At the time, it was unfathomable that his hair was a wig. The wild hair seemed to go with the rest of his flamboyant, bad-boy persona. The hair seemed almost too complex to be a wig, and, honestly, that was the style at the time. I myself and many others I know had very similar mullets at the time. So, his hair didn't even look out of place or style and so there was no question as to its authenticity. I mean, how hard was it to believe that a 20-year old would have a big, fabulous head of wild hair?

But, 20 years later, after watching the above clip from the 1990 U.S. Open Final, before which Agassi claims his wig fell apart and was being held together with bobby pins, I realize: How could it not be a wig?

The obviousness of wigness is amplified by the fact he's wearing a headband. You can plainly see that he's pulling a Bret Michaels and that everything above the headband is a wig and everything below it is not. It's like there's a line drawn straight across his head separating what's real and what's fake. As you watch the match go on, the headband begins to creep up and he begins to look like a bald guy with a dead bearcat tied to his scalp with a headband.

I guess we should have suspected something when, suddenly, Agassi started wearing a hat and by '95, when he shaved his head, it was pretty apparent that he'd been balding for quite some time.
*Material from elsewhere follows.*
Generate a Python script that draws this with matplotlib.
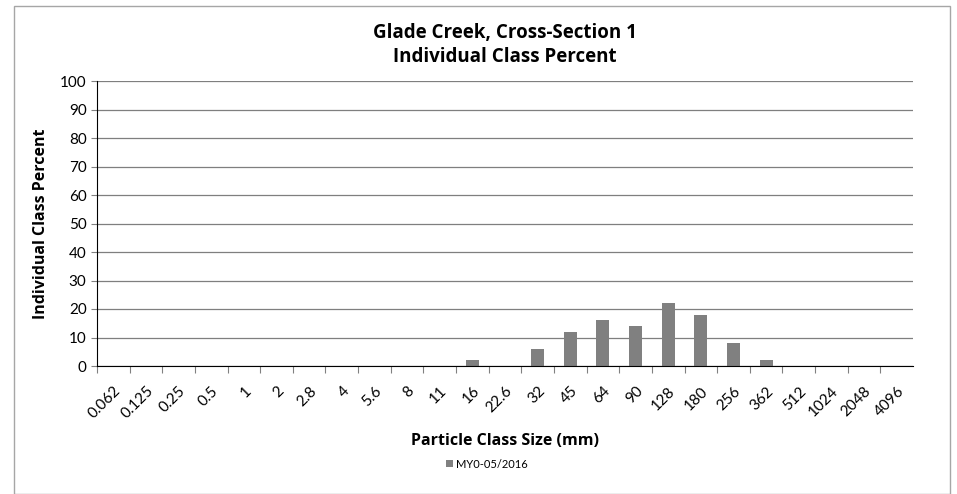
import matplotlib
matplotlib.use("Agg")
import matplotlib.pyplot as plt
from matplotlib.patches import Rectangle

plt.rcParams['font.family'] = ['Lato', 'DejaVu Sans']
BOLD = ['Open Sans', 'DejaVu Sans']

categories = ["0.062", "0.125", "0.25", "0.5", "1", "2", "2.8", "4", "5.6", "8", "11",
              "16", "22.6", "32", "45", "64", "90", "128", "180", "256", "362", "512",
              "1024", "2048", "4096"]
values = [0, 0, 0, 0, 0, 0, 0, 0, 0, 0, 0, 2, 0, 6, 12, 16, 14, 22, 18, 8, 2, 0, 0, 0, 0]
series_name = "MY0-05/2016"
yticks = list(range(0, 101, 10))

fig = plt.figure(figsize=(9.57, 4.94), dpi=100)
fig.patches.append(Rectangle((14/957, 0.0), (950-14)/957, (494-6)/494 - 0.0,
                             transform=fig.transFigure, fill=False,
                             edgecolor="#a6a6a6", linewidth=1.0))
ax = fig.add_axes([97/957, 1-366/494, (913-97)/957, (366-81)/494])

x = list(range(len(categories)))
ax.bar(x, values, width=0.4, color="#808080", label=series_name, zorder=3)
ax.set_xlim(-0.5, len(categories) - 0.5)
ax.set_ylim(0, 100)
ax.set_yticks(yticks)
ax.yaxis.grid(True, color="#7f7f7f", linewidth=0.9, zorder=0)
ax.set_xticks([i + 0.5 for i in x[:-1]] + [-0.5], minor=False)
ax.set_xticklabels([""] * len(categories))
ax.tick_params(axis='x', which='major', length=5, color="#808080", direction='out')
ax.set_xticks(x, labels=categories, minor=True)
ax.tick_params(axis='x', which='minor', length=0, labelsize=11, labelrotation=45, pad=13)
for lab in ax.get_xticklabels(minor=True):
    lab.set_ha('right')
    lab.set_rotation_mode('anchor')
ax.tick_params(axis='y', labelsize=11, length=4, color="#808080")
for s in ['top', 'right']:
    ax.spines[s].set_visible(False)
ax.spines['left'].set_color("#000000")
ax.spines['bottom'].set_color("#000000")
ax.spines['bottom'].set_zorder(4)

ax.set_xlabel("Particle Class Size (mm)", fontsize=11.5, fontweight='bold', family=BOLD, labelpad=8)
ax.set_ylabel("Individual Class Percent", fontsize=11.5, fontweight='bold', family=BOLD, labelpad=8)
cx = 0.5 * (97 + 913) / 957
fig.text(cx, 1 - 33 / 494, "Glade Creek, Cross-Section 1",
         ha='center', va='center', fontsize=13.5, fontweight='bold', family=BOLD)
fig.text(cx, 1 - 57 / 494, "Individual Class Percent",
         ha='center', va='center', fontsize=13.5, fontweight='bold', family=BOLD)

leg = fig.legend(loc='center', bbox_to_anchor=(487 / 957, 1 - 464 / 494), frameon=False,
                 fontsize=8, handlelength=0.6, handleheight=0.6, handletextpad=0.3)

fig.savefig("out.png", dpi=100)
But, the fact that it never looked like a wig, even when it was all sweaty and flying around, made for completely plausible deniability.
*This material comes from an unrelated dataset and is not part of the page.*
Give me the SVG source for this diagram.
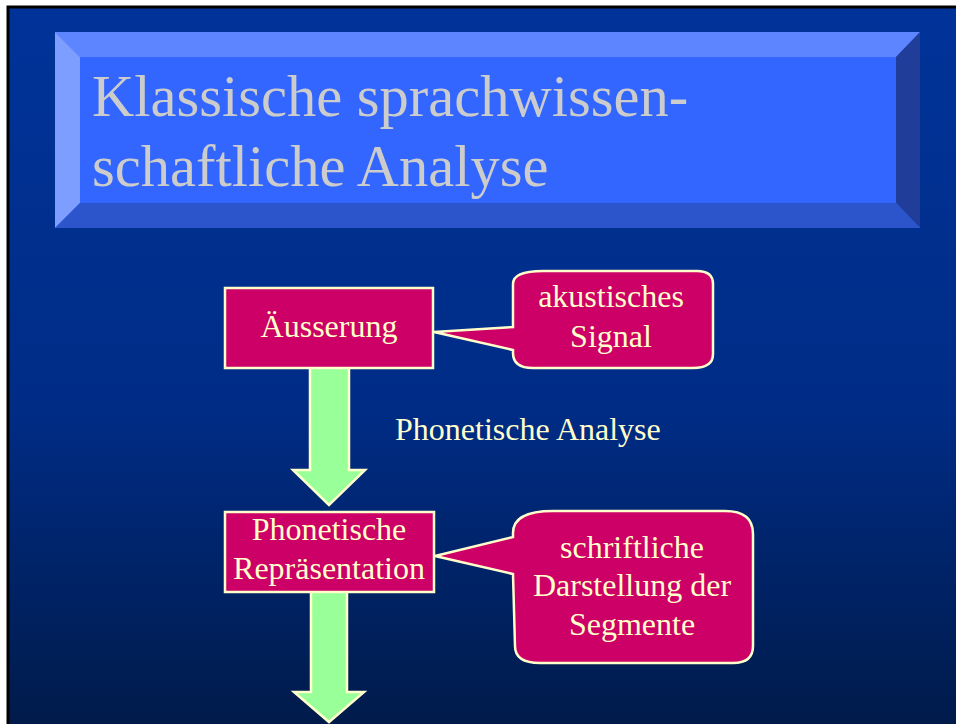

I guess no one realized how advanced wig technology was 20 years ago. Now I know.

Friday, November 06, 2009

Maybe Jim Thompson Will Finally Get His Due

Because I pay so little attention to everything, I had no idea that there was a movie adaptation of Jim Thompson's The Killer Inside Me coming out. (Actually, it's the second adaptation, as there's a Stacey Keach movie from the '70s that adapted it first.) Based upon the trailer (which I've included at the end of this post), it looks fairly entertaining, especially if you've always fantasized about seeing Jessica Alba getting beaten to death. As someone who's read most of Thompson's books, I'm always happy to see a movie based on Thompson's work.
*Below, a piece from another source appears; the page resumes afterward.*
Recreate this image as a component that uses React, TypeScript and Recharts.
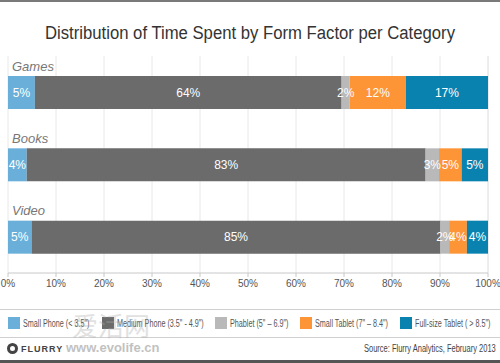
import React from 'react';
import { BarChart, Bar, XAxis, YAxis, CartesianGrid, LabelList } from 'recharts';

// categories and series
const categories = ['Games', 'Books', 'Video'];
const seriesKeys = ['smallPhone', 'mediumPhone', 'phablet', 'smallTablet', 'fullTablet'];
const seriesNames = [
  'Small Phone (< 3.5")',
  'Medium Phone (3.5" - 4.9")',
  'Phablet (5" – 6.9")',
  'Small Tablet (7" – 8.4")',
  'Full-size Tablet ( > 8.5")',
];
const seriesColors = ['#6aafd9', '#6b6b6b', '#b9b9b9', '#fd9436', '#0a82b0'];

// bar lengths (measured) and the printed labels
const smallPhone = [5.6, 3.9, 4.9];
const mediumPhone = [63.9, 83.1, 85.2];
const phablet = [1.7, 2.8, 1.8];
const smallTablet = [11.7, 4.7, 3.7];
const fullTablet = [17.1, 5.5, 4.4];
const smallPhoneLabel = [5, 4, 5];
const mediumPhoneLabel = [64, 83, 85];
const phabletLabel = [2, 3, 2];
const smallTabletLabel = [12, 5, 4];
const fullTabletLabel = [17, 5, 4];

const xTicks = [0, 10, 20, 30, 40, 50, 60, 70, 80, 90, 100];

const values = [smallPhone, mediumPhone, phablet, smallTablet, fullTablet];
const labels = [smallPhoneLabel, mediumPhoneLabel, phabletLabel, smallTabletLabel, fullTabletLabel];

const data = categories.map((c, i) => {
  const row: any = { category: c };
  seriesKeys.forEach((k, j) => {
    row[k] = values[j][i];
    row[k + 'Label'] = labels[j][i];
  });
  return row;
});

const FONT = '"Liberation Sans", Arial, Helvetica, sans-serif';

// category name drawn above the start of each bar
const CategoryLabel = (props: any) => {
  const { x, y, value } = props;
  return (
    <text x={x + 4} y={y - 10} dy="0.35em" textAnchor="start" fontSize={13} fontStyle="italic" fill="#777" fontFamily={FONT}>
      {value}
    </text>
  );
};

const narrow = (s: number): React.CSSProperties => ({ display: 'inline-block', transform: `scaleX(${s})`, transformOrigin: 'left center', whiteSpace: 'nowrap' });

export default function App() {
  return (
    <div style={{ position: 'fixed', left: 0, top: 0, width: 500, height: 363, background: '#fff', fontFamily: FONT, overflow: 'hidden' }}>
      <div style={{ position: 'absolute', left: 0, top: 0, width: 500, height: 2, background: '#7a7a7a' }} />
      <svg style={{ position: 'absolute', left: 0, top: 0 }} width={500} height={50}>
        <text x={250} y={33} dy="0.35em" textAnchor="middle" fontSize={18} fill="#333" fontFamily={FONT} textLength={410} lengthAdjust="spacingAndGlyphs">
          Distribution of Time Spent by Form Factor per Category
        </text>
      </svg>
      <div style={{ position: 'absolute', left: 0, top: 0 }}>
        <BarChart width={500} height={300} data={data} layout="vertical" margin={{ top: 56, right: 12, bottom: 0, left: 8 }} barSize={33}>
          <CartesianGrid horizontal={false} stroke="#e8e8e8" />
          <XAxis
            type="number"
            domain={[0, 100]}
            ticks={xTicks}
            tickFormatter={(v: number) => `${v}%`}
            height={27}
            tickSize={4}
            tickMargin={3}
            axisLine={{ stroke: '#c8c8c8' }}
            tickLine={{ stroke: '#c8c8c8' }}
            tick={{ fontSize: 10, fill: '#555', fontFamily: FONT }}
            interval={0}
          />
          <YAxis type="category" dataKey="category" hide />
          {seriesKeys.map((k, j) => (
            <Bar key={k} dataKey={k} name={seriesNames[j]} stackId="a" fill={seriesColors[j]} isAnimationActive={false}>
              <LabelList dataKey={k + 'Label'} position="center" formatter={(v: any) => `${v}%`} fill="#fff" fontSize={12} fontFamily={FONT} />
              {j === 0 && <LabelList dataKey="category" content={<CategoryLabel />} />}
            </Bar>
          ))}
        </BarChart>
      </div>
      <div style={{ position: 'absolute', left: 0, top: 309, width: 500, height: 1, background: '#d0d0d0' }} />
      <div style={{ position: 'absolute', left: 0, top: 337, width: 500, height: 1, background: '#d0d0d0' }} />
      {seriesNames.map((n, j) => (
        <div key={n} style={{ position: 'absolute', left: [8, 102, 215, 300, 400][j], top: 317, height: 12, display: 'flex', alignItems: 'center', whiteSpace: 'nowrap' }}>
          <div style={{ width: 12, height: 12, background: seriesColors[j], marginRight: 3, flex: 'none' }} />
          <span style={{ fontSize: 10, color: '#555', ...narrow(0.72) }}>{n}</span>
        </div>
      ))}
      <div style={{ position: 'absolute', left: 7, top: 343, display: 'flex', alignItems: 'center' }}>
        <div style={{ width: 11, height: 11, borderRadius: '50%', border: '3px solid #444', boxSizing: 'border-box', marginRight: 3 }} />
        <span style={{ fontSize: 9, fontWeight: 'bold', color: '#444', letterSpacing: 1 }}>FLURRY</span>
      </div>
      <div style={{ position: 'absolute', left: 66, top: 340, fontSize: 13, color: '#999', opacity: 0.6, fontWeight: 'bold' }}>www.evolife.cn</div>
      <div style={{ position: 'absolute', left: 72, top: 306, fontSize: 26, color: '#aaa', opacity: 0.35, fontFamily: '"Noto Sans CJK SC", sans-serif' }}>爱活网</div>
      <div style={{ position: 'absolute', left: 364, top: 343, fontSize: 10, color: '#444' }}>
        <span style={narrow(0.75)}>Source: Flurry Analytics, February 2013</span>
      </div>
      <div style={{ position: 'absolute', left: 0, top: 360, width: 500, height: 3, background: '#555' }} />
    </div>
  );
}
The real shame is that Thompson, who died in the '70s, isn't around to reap any of the monetary benefits of having his work adapted. Thompson was widely ignored during his lifetime. Mind you, two of his books were adapted into movies in his lifetime (the aforementioned Keach version of The Killer Inside Me and Steve McQueen version of The Getaway). But, by the time he died, Thompson was broke and all of his work was out of print. It wasn't until years later, when people realized that Thompson was a better writer than Raymond Chandler and Dashiell Hammett, that his work was unfairly lumped in with all the other pulp fiction dreck of the era and that people might actually be interested in his work.

Now, all of his books are readily available and there's interest in "being in the Jim Thompson business." There have been nine more movie adaptations since his death, one of which (The Grifters) was nominated for four Oscars. And he's pretty much become one of those "Writers Everyone Should Read, But Hasn't." Meanwhile, Thompson spins in his grave, fuming over why it took his death for people to realize his greatness.

I know I'd be pissed. Anyway, enjoy the trailer:

Thursday, November 05, 2009

I Was Wondering When They Were Going To Change That Definition


If you missed last night's episode of South Park, you missed a delightfully subversive episode in which the boys get the definition of the word "fag" to refer to Harley riders instead of homosexuals.

As someone whose city is the Home of Harley Davidson and gets flooded with 100,000 annoying Harley riders every five years, I fully concur with Emmanuel Lewis' decision to update the definition.

Just my two cents, much to the chagrin of some of my friends and family.